A combination of classical and shifted Jacobi polynomials for two-dimensional time-fractional diffusion-wave equations

Two-dimensional multi-term time-fractional diffusion-wave equations (TFDWEs) have numerous applications in fields such as material science, complex media, thermodynamics, heat conduction, quantum systems, finance, and economics. This study focuses on solving a specific type of 2D TFDWE by developing a pseudo-operational collocation scheme that utilizes three-variable Jacobi polynomials over the domain [−1,1]×[−1,1]×[0,1]. To achieve this, we construct three-variable Jacobi polynomials using classical orthogonal Jacobi polynomials Piσ,ς(x) and Pjθ,ϑ(y) for x,y∈[−1,1], where the parameters σ,ς,θ, and ϑ are greater than −1. Additionally, we incorporate shifted orthogonal Jacobi polynomials Pkϵ,ɛ(t) for t∈[0,1] with ϵ,ɛ>−1. This represents the first instance of such a construction. Variations in the parameters σ,ς,θ,ϑ,ϵ, and ɛ lead to the generation of different basis functions, each with distinct root distributions that serve as collocation points. Specifically, if σ>ς, the roots are more densely concentrated around x=−1; if σ<ς, the roots cluster around x=1; and if σ=ς, the roots are uniformly distributed across both ends.

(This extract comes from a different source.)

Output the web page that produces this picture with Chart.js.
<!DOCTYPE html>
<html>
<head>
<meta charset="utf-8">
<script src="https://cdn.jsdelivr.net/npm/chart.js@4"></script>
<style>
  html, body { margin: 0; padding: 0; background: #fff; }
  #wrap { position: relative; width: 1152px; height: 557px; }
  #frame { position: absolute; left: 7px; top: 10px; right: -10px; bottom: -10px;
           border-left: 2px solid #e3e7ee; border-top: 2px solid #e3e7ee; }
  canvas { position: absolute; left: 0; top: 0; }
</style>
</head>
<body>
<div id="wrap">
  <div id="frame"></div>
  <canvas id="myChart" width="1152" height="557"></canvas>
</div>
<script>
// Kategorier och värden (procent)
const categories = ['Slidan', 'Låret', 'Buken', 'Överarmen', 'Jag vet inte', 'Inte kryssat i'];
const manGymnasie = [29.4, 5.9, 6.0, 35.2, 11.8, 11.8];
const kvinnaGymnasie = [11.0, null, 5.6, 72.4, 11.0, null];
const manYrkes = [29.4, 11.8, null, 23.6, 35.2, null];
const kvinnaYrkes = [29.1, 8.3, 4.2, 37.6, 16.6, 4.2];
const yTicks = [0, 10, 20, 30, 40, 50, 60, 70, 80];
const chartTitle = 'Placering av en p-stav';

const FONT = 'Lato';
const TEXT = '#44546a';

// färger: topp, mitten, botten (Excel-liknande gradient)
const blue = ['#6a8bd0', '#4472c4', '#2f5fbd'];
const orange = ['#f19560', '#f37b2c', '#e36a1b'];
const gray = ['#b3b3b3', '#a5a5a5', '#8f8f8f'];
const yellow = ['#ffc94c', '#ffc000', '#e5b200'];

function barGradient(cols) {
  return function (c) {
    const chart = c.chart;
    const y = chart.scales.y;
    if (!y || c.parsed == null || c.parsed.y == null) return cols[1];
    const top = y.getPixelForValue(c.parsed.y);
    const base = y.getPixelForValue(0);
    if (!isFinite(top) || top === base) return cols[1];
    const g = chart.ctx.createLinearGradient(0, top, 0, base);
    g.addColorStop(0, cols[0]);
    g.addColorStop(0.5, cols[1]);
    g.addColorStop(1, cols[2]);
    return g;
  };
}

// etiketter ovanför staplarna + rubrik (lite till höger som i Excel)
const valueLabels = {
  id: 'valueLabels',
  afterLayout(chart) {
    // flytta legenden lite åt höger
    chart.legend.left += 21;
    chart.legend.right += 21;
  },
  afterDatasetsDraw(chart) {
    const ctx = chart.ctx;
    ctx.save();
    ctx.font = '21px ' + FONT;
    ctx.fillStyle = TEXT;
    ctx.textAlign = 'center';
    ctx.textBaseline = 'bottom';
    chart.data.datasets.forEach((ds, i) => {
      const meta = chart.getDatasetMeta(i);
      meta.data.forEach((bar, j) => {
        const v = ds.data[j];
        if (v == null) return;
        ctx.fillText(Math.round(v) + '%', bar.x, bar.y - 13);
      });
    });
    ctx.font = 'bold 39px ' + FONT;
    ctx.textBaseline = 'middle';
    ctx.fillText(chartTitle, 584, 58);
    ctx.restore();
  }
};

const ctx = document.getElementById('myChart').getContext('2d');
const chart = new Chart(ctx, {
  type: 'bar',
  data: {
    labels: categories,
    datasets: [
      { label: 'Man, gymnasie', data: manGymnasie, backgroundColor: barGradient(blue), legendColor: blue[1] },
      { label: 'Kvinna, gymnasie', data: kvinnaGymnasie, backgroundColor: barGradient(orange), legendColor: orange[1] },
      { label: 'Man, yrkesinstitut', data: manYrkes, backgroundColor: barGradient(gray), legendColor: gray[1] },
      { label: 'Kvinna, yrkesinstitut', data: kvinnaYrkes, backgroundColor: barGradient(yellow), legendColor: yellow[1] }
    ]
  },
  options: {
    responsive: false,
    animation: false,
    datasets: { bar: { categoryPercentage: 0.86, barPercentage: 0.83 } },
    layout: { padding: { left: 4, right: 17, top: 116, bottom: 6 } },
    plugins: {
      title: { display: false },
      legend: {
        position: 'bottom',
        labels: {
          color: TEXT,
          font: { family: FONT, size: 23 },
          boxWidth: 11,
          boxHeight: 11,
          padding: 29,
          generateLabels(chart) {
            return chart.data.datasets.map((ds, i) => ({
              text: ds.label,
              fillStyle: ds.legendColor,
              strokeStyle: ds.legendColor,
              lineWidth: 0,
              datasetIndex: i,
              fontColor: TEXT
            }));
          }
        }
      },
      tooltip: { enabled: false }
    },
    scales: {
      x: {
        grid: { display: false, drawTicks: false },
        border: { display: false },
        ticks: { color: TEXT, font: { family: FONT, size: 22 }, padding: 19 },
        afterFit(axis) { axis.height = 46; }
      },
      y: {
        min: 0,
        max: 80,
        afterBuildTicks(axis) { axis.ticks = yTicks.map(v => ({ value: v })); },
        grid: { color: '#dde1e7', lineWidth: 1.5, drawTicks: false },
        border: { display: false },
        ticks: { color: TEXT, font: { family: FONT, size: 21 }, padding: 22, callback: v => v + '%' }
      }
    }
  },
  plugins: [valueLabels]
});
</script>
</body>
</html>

The next step involves deriving pseudo-operational matrices of the integration for both fractional and integer orders corresponding to the three-variable basis vector. To accomplish this, the Kronecker product of integral pseudo-operational matrices connected to one-variable basis vectors is utilized. A simpler system of algebraic equations is derived by substituting matrix relations and approximations into the given equation and collocating the resulting algebraic equation at the collocation nodes. This simplification facilitates finding an approximate result compared to directly solving the original equation. Before tackling the given problem, the existence and uniqueness of the 2D multi-term time-fractional diffusion-wave equations (MTFDWEs) are examined. Error bounds for the approximate solutions derived from the proposed method and their derivatives concerning the independent variables are evaluated in a Jacobi–weighted Sobolev space. This assessment confirms that selecting an appropriate number of basis functions yields an approximate solution with satisfactory accuracy. To exhibit the efficiency and effectiveness of the method, several 2D TFDWEs are solved that incorporate a diverse range of fractional-order terms.